The FBI should also take the lead in identifying domestic terrorists, but it is understaffed and over-missioned. Thus, any new law should create a division of the FBI that can’t be deleted by executive order and grant it a new line of dedicated funding. Given the sensitivities involved in sanctioning Americans as terrorists, an interagency process led by the FBI must include other federal departments and agencies. Furthermore, the FBI’s domestic terrorist determinations must receive the approval from both the attorney general and the secretary of homeland security.

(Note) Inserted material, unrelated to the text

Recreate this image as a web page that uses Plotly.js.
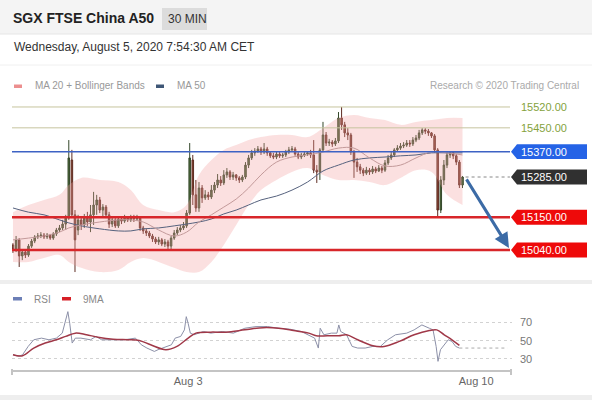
<!DOCTYPE html>
<html><head><meta charset="utf-8">
<script src="https://cdn.plot.ly/plotly-3.0.1.min.js"></script>
<style>html,body{margin:0;padding:0;background:#fff}#chart{width:592px;height:400px}</style>
</head><body><div id="chart"></div>
<script>
// ---- DATA ----
const candleOpen=[15057,15040,15074,15020,15033,15023,15053,15070,15084,15087,
15090,15084,15090,15080,15094,15107,15114,15127,15147,15342,
15158,15107,15141,15124,15147,15134,15158,15191,15208,15174,
15184,15158,15127,15141,15121,15144,15137,15147,15141,15151,
15144,15147,15114,15104,15097,15087,15077,15067,15074,15060,
15067,15053,15080,15097,15107,15114,15121,15164,15342,15225,
15181,15248,15215,15225,15218,15241,15258,15275,15265,15292,
15302,15285,15292,15282,15275,15285,15325,15349,15366,15372,
15379,15369,15379,15366,15356,15352,15362,15356,15359,15369,
15376,15379,15362,15352,15359,15362,15366,15359,15308,15302,
15376,15426,15399,15402,15396,15406,15483,15460,15433,15426,
15369,15335,15319,15308,15298,15308,15302,15312,15305,15315,
15308,15332,15349,15359,15376,15382,15389,15392,15399,15396,
15409,15416,15433,15443,15439,15433,15423,15376,15174,15275,
15325,15359,15366,15356,15335,15258];
const candleHigh=[15063,15087,15080,15040,15043,15060,15077,15090,15097,15100,
15097,15097,15094,15100,15114,15124,15141,15158,15409,15376,
15174,15158,15154,15161,15168,15191,15235,15225,15218,15194,
15191,15168,15151,15147,15154,15154,15158,15154,15158,15158,
15158,15154,15121,15111,15104,15094,15084,15084,15080,15077,
15074,15087,15107,15117,15124,15134,15174,15399,15359,15275,
15268,15258,15241,15235,15258,15268,15295,15288,15308,15315,
15308,15302,15295,15288,15292,15335,15359,15376,15382,15389,
15386,15399,15386,15372,15366,15372,15369,15366,15376,15386,
15389,15386,15369,15366,15369,15372,15376,15409,15325,15382,
15470,15436,15413,15409,15416,15503,15520,15470,15449,15433,
15376,15349,15329,15315,15319,15315,15322,15319,15325,15322,
15342,15359,15369,15382,15392,15399,15402,15409,15409,15419,
15426,15443,15449,15449,15446,15436,15429,15382,15288,15342,
15369,15372,15369,15362,15342,15288];
const candleLow=[15030,15033,14983,15006,15013,15017,15047,15063,15077,15080,
15077,15077,15074,15074,15087,15100,15107,15107,15141,15147,
14966,15090,15107,15114,15121,15100,15124,15158,15164,15154,
15147,15114,15117,15114,15114,15127,15131,15134,15134,15134,
15137,15104,15094,15087,15080,15067,15060,15057,15053,15050,
15043,15043,15074,15090,15100,15107,15114,15158,15191,15168,
15168,15198,15208,15208,15211,15231,15248,15255,15258,15282,
15275,15275,15272,15265,15268,15278,15315,15342,15356,15366,
15359,15362,15356,15349,15345,15345,15349,15349,15352,15362,
15369,15356,15345,15345,15352,15356,15349,15298,15265,15275,
15369,15389,15389,15386,15389,15399,15443,15419,15409,15359,
15282,15302,15295,15288,15292,15292,15295,15298,15302,15298,
15302,15325,15342,15352,15369,15376,15382,15386,15386,15389,
15402,15409,15426,15429,15423,15416,15366,15151,15164,15258,
15315,15349,15345,15325,15248,15248];
const candleClose=[15040,15074,15020,15033,15023,15053,15070,15084,15087,15090,
15084,15090,15080,15094,15107,15114,15127,15147,15349,15158,
15074,15141,15124,15147,15134,15158,15191,15208,15174,15184,
15158,15127,15141,15121,15144,15137,15147,15141,15151,15144,
15147,15114,15104,15097,15087,15077,15067,15074,15060,15067,
15053,15080,15097,15107,15114,15121,15164,15349,15225,15181,
15248,15215,15225,15218,15241,15258,15275,15265,15292,15302,
15285,15292,15282,15275,15285,15325,15349,15366,15372,15379,
15369,15379,15366,15356,15352,15362,15356,15359,15369,15376,
15379,15362,15352,15359,15362,15366,15359,15308,15302,15376,
15426,15399,15402,15396,15406,15483,15460,15433,15426,15369,
15335,15319,15308,15298,15308,15302,15312,15305,15315,15308,
15332,15349,15359,15376,15382,15389,15392,15399,15396,15409,
15416,15433,15443,15439,15433,15423,15376,15174,15275,15325,
15359,15366,15356,15335,15258,15285];

// Bollinger bands / moving averages, sampled at candle indices
const bandIdx=[0,5,10,15,18,22,28,34,38,42,47,52,56,60,64,68,72,76,80,85,90,95,100,105,110,115,120,125,130,135,140,145];
const bandUpper=[15167,15191,15208,15225,15258,15282,15275,15268,15241,15191,15174,15167,15191,15292,15342,15376,15392,15409,15419,15426,15426,15419,15449,15483,15493,15483,15476,15460,15470,15476,15483,15483];
const bandLower=[15000,15000,15013,15023,15000,14980,14966,14973,15000,15013,15000,14980,14966,14966,15000,15057,15124,15191,15241,15275,15302,15315,15292,15275,15275,15268,15258,15282,15308,15302,15225,15191];
const ma20=[15074,15080,15087,15100,15114,15124,15134,15141,15141,15134,15107,15087,15100,15134,15158,15184,15211,15248,15292,15335,15352,15359,15369,15382,15382,15349,15322,15325,15349,15369,15366,15359];
const ma50=[15181,15167,15158,15141,15131,15121,15111,15104,15104,15111,15114,15121,15127,15134,15144,15161,15174,15191,15208,15221,15241,15268,15305,15325,15342,15349,15352,15356,15359,15366,15366,15366];

// RSI panel
const rsiIdx=[0,1.9,3.1,4.9,6.7,9.2,11.6,14,15.9,16.7,17.7,18.3,19.1,20.1,21.9,25,26.8,28.6,32.3,35.9,39.5,41.4,43.2,45.6,46.8,49.3,51.1,52.3,54.1,55.3,55.9,56.5,57.2,58.4,61.4,63.8,67.5,71.1,74.8,78.4,82.1,85.7,89.4,93,95.4,97.3,98.5,99.1,100.3,102.7,104.5,105.1,105.7,107.6,109.4,111.2,113.6,116.1,118.5,120.9,123.4,127,129.4,131.9,134.3,135.5,136.5,137.1,137.9,139.1,140.4,141.6,142.8,144];
const rsiVal=[34.6,32.8,34.6,43.7,51.0,52.8,51.0,52.8,58.3,69.1,81.9,69.1,47.4,52.8,52.8,51.0,54.7,51.0,51.0,51.0,52.8,45.5,41.9,38.2,40.1,43.7,45.5,52.8,54.7,61.9,76.4,69.1,58.3,56.5,60.1,58.3,60.1,58.3,63.7,65.5,65.5,63.7,62.6,60.1,56.5,52.8,41.9,63.7,56.5,58.3,58.3,67.3,60.1,56.5,43.7,41.9,41.9,43.7,43.7,51.0,56.5,58.3,61.9,67.3,63.7,61.9,43.7,27.3,40.1,45.5,51.0,49.2,43.7,41.9];
const ma9Idx=[0,3.1,6.7,10.4,14,17,20.1,23.7,27.4,32.3,37.1,40.7,44.4,49.3,52.9,56.5,59,63.8,68.7,74.8,80.7,85.7,90.5,95.4,97.8,101.4,105.1,107.6,111.2,116.1,119.7,124.6,129.4,134.3,136.7,139.1,141.6,144];
const ma9Val=[34.6,33.5,41.9,47.4,51.0,54.7,58.3,56.5,53.9,51.7,51.0,50.3,45.5,40.1,43.7,52.8,58.3,59.4,59.4,61.9,64.3,63.7,61.2,58.3,55.4,55.4,55.4,56.5,51.0,44.4,43.7,49.2,56.5,61.2,61.9,56.5,51.0,44.8];
const rsiTicks=[30,50,70];

// levels and labels
const levels=[15520,15450,15370,15285,15150,15040];
const levelKinds=['text','text','blue','dark','red','red'];
const xTickPos=[56.5,149.4];
const xTickLabels=['Aug 3','Aug 10'];
const arrowTarget=15047;

// ---- DRAW ----
const FONT='Liberation Sans, Arial, Helvetica, sans-serif';
const W=592,H=400;
const px=x=>x/W, py=y=>1-y/H;
const idx=candleClose.map((_,i)=>i);
const XR=[-0.32,160.97];

const traces=[
 {x:bandIdx,y:bandUpper,mode:'lines',line:{width:0,shape:'spline'},xaxis:'x',yaxis:'y',hoverinfo:'skip'},
 {x:bandIdx,y:bandLower,mode:'lines',line:{width:0,shape:'spline'},fill:'tonexty',fillcolor:'rgba(243,160,160,0.32)',xaxis:'x',yaxis:'y',hoverinfo:'skip'},
 {x:bandIdx,y:ma50,mode:'lines',line:{width:1,color:'#56627e',shape:'spline'},xaxis:'x',yaxis:'y'},
 {x:bandIdx,y:ma20,mode:'lines',line:{width:1,color:'#c39a9a',shape:'spline'},xaxis:'x',yaxis:'y'},
 {type:'candlestick',x:idx,open:candleOpen,high:candleHigh,low:candleLow,close:candleClose,xaxis:'x',yaxis:'y',
  increasing:{line:{color:'#34482a',width:1},fillcolor:'#4d6b3a'},
  decreasing:{line:{color:'#5e2c22',width:1},fillcolor:'#8e4a35'},whiskerwidth:0},
 {x:rsiIdx,y:rsiVal,mode:'lines',line:{width:1,color:'#8c90a8'},xaxis:'x2',yaxis:'y2'},
 {x:ma9Idx,y:ma9Val,mode:'lines',line:{width:1.5,color:'#a03848',shape:'spline'},xaxis:'x2',yaxis:'y2'}
];

const shapes=[
 {type:'rect',xref:'paper',yref:'paper',x0:0,x1:1,y0:py(34),y1:1,fillcolor:'#f4f4f4',line:{width:0},layer:'below'},
 {type:'line',xref:'paper',yref:'paper',x0:0,x1:1,y0:py(34),y1:py(34),line:{color:'#e6e6e6',width:1},layer:'below'},
 {type:'line',xref:'paper',yref:'paper',x0:0,x1:1,y0:py(65),y1:py(65),line:{color:'#f0f0f0',width:1},layer:'below'},
 {type:'rect',xref:'paper',yref:'paper',x0:0,x1:1,y0:py(284),y1:py(280),fillcolor:'#eeeeee',line:{width:0},layer:'below'},
 {type:'rect',xref:'paper',yref:'paper',x0:0,x1:1,y0:0,y1:py(395),fillcolor:'#eeeeee',line:{width:0},layer:'below'},
 {type:'rect',xref:'paper',yref:'paper',x0:px(162),x1:px(207),y0:py(30),y1:py(8),fillcolor:'#dcdcdc',line:{width:0},layer:'below'},
 // legend swatches
 {type:'rect',xref:'paper',yref:'paper',x0:px(14),x1:px(22),y0:py(88),y1:py(84.5),fillcolor:'#ec8f8f',line:{width:0}},
 {type:'rect',xref:'paper',yref:'paper',x0:px(156),x1:px(164),y0:py(88),y1:py(84.5),fillcolor:'#3f5676',line:{width:0}},
 {type:'rect',xref:'paper',yref:'paper',x0:px(13),x1:px(22),y0:py(300.5),y1:py(297),fillcolor:'#6c7fb6',line:{width:0}},
 {type:'rect',xref:'paper',yref:'paper',x0:px(62),x1:px(71),y0:py(300.5),y1:py(297),fillcolor:'#d61f26',line:{width:0}},
 // x-axis end caps
 {type:'line',xref:'paper',yref:'paper',x0:px(12),x1:px(12),y0:py(369),y1:py(375),line:{color:'#c4c4c4',width:2}},
 {type:'line',xref:'paper',yref:'paper',x0:px(511),x1:px(511),y0:py(369),y1:py(375),line:{color:'#c4c4c4',width:2}},
 // last-close dotted line and RSI continuation
 {type:'line',xref:'x',yref:'y',x0:idx.length,x1:160.3,y0:candleClose[candleClose.length-1],y1:candleClose[candleClose.length-1],line:{color:'#888',width:1,dash:'dot'}},
 {type:'line',xref:'x2',yref:'y2',x0:rsiIdx[rsiIdx.length-1],x1:159.5,y0:rsiVal[rsiVal.length-1],y1:rsiVal[rsiVal.length-1],line:{color:'#aaa',width:1,dash:'dot'}}
];

const levelLine={text:{color:'#c6c49e',width:1},blue:{color:'#3d62c4',width:1.5},dark:null,red:{color:'#d8262a',width:2.5}};
const boxFill={blue:'#2563e6',dark:'#303030',red:'#ee0a0a'};
const annotations=[];
levels.forEach((lv,k)=>{
  const kind=levelKinds[k];
  if(levelLine[kind]) shapes.push({type:'line',xref:'paper',yref:'y',x0:px(12),x1:px(510),y0:lv,y1:lv,line:levelLine[kind]});
  if(kind!=='text'){
    const h=25;
    shapes.push({type:'path',xref:'paper',yref:'y',
      path:`M ${px(511)},${lv} L ${px(517)},${lv+h} L ${px(587)},${lv+h} L ${px(587)},${lv-h} L ${px(517)},${lv-h} Z`,
      fillcolor:boxFill[kind],line:{width:0}});
  }
  annotations.push({xref:'paper',yref:'y',x:px(519),y:lv,xanchor:'left',yanchor:'middle',showarrow:false,
    text:lv.toFixed(2),font:{family:FONT,size:11,color:kind==='text'?'#84a23c':'#ffffff'}});
});

const txt=(x,y,t,size,color,opts)=>Object.assign({xref:'paper',yref:'paper',x:px(x),y:py(y),xanchor:'left',yanchor:'middle',showarrow:false,text:t,font:{family:FONT,size:size,color:color}},opts||{});
annotations.push(
  txt(11,18,'<b>SGX FTSE China A50</b>',14,'#222'),
  txt(166,19,'30 MIN',12,'#333'),
  txt(12,47,'Wednesday, August 5, 2020 7:54:30 AM CET',12,'#333'),
  txt(33,86,'MA 20 + Bollinger Bands',10,'#999'),
  txt(175,86,'MA 50',10,'#999'),
  txt(581,86,'Research © 2020 Trading Central',10,'#aaa',{xanchor:'right'}),
  txt(32,299,'RSI',10,'#888'),
  txt(81,299,'9MA',10,'#888'),
  {xref:'x',yref:'y',x:160,y:arrowTarget,axref:'x',ayref:'y',ax:idx.length,ay:candleClose[candleClose.length-1]-3,
   showarrow:true,arrowhead:2,arrowsize:1,arrowwidth:3,arrowcolor:'#3c6ba6',text:''}
);

const layout={
  width:W,height:H,margin:{l:0,r:0,t:0,b:0},paper_bgcolor:'#ffffff',plot_bgcolor:'rgba(0,0,0,0)',
  showlegend:false,font:{family:FONT},
  xaxis:{domain:[px(12),px(512)],range:XR,showgrid:false,zeroline:false,showticklabels:false,showline:false,rangeslider:{visible:false},anchor:'y'},
  yaxis:{domain:[py(280),py(95)],range:[14939.3,15560.2],showgrid:false,zeroline:false,showticklabels:false,showline:false,anchor:'x'},
  xaxis2:{domain:[px(12),px(512)],range:XR,anchor:'y2',showgrid:false,zeroline:false,showline:true,linecolor:'#c4c4c4',linewidth:2,
    tickmode:'array',tickvals:xTickPos,ticktext:xTickLabels,ticks:'',tickfont:{family:FONT,size:11,color:'#666'}},
  yaxis2:{domain:[py(370),py(300)],range:[17.8,94.7],anchor:'x2',side:'right',tickmode:'array',tickvals:rsiTicks,ticks:'',
    showline:false,zeroline:false,showgrid:true,gridcolor:'#d2d2d2',griddash:'dot',gridwidth:1,ticklabelstandoff:7,
    tickfont:{family:FONT,size:11,color:'#777'}},
  shapes:shapes,annotations:annotations
};
Plotly.newPlot('chart',traces,layout,{staticPlot:true,displayModeBar:false});
</script></body></html>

Any new law, in addition to stigmatizing acts previously not formally identified by the U.S. government as terrorism, should provide at least three other concrete benefits. First, the SDAT or DTO would be blocked from the formal financial system. There were some indications that the Timothy McVeigh, the primary perpetrator of the Oklahoma City bombing, may have had external organizational contacts that provided support to him in the lead-up to that attack. According to the U.S. Department of the Treasury’s 2017 Terrorist Assets Report, more than $43 million of FTO-linked assets are blocked or frozen in the formal financial system. An inward-focused capability that freezes or blocks an individual’s ability to provide funds to a domestic terrorist outfit may produce similar results.

Second, a new law that penalizes the provision of material support to domestic terrorists will make it harder for domestic terrorists to find safe haven. Following his 1996 Centennial Olympic Park bombing in Atlanta, Eric Rudolph lived off the land and backs of supporters throughout the Appalachian foothills; supporters glorified him by printing up t-shirts and signs that said “Run, Rudolph, Run.” People may be less willing to help the next Rudolph on the run if it means getting caught up in a terrorism case.

Third, far-right groups in particular have been adept at using an array of technology and social-media tools to incite violence, recruit new followers, and raise funds. A domestic terrorism law that labels individuals and groups as domestic terrorists would provide Silicon Valley the legal hook it needs to take down content associated with these actors. If these groups lose their virtual forums, their influence will wane. Facebook, Google, Twitter, and other tech companies are removing content associated with designated FTOs because the U.S. government has labeled them as terrorists. Today, that same leverage doesn’t exist for Silicon Valley for American terrorists. It’s high time to give the private sector the legal coverage it needs to remove non-protected free speech content from its platforms. Are any of these possible consequences relevant to Bowers and Sayoc? While it is too early to know whether either received any direct support from outside groups or individuals, we know that their perspectives were reinforced by engagement in social media. And, we now know that an online associate of Bowers was recently arrested in Washington, DC.

A new law would make Americans safer. A properly implemented, well-crafted law will provide more prosecutorial flexibility and new authorities to investigate and sanction terrorists, and will prohibit material support to American terrorists. As important, the law and the sanctions that come later will send an important political message: Terrorism directed at vulnerable populations and people of different races, religions, gender identities, sexual orientations, and political preferences will no longer be treated solely as a hate crime. Finally, the new law must also be directed at all forms of domestic terrorists, not just groups animated by right-wing violent extremist views.

I acknowledge that there are great risks involved in taking this step The U.S. Congress must ensure that any new law is unambiguous in preserving protected free speech and incorporates appropriate checks and balances so that the new domestic terrorism tool isn’t misapplied against peaceful political opposition. Critics will argue that taking the step of labeling Americans as terrorists will lead us down a slippery slope. As very recent events illustrate, America is already slipping down this slope.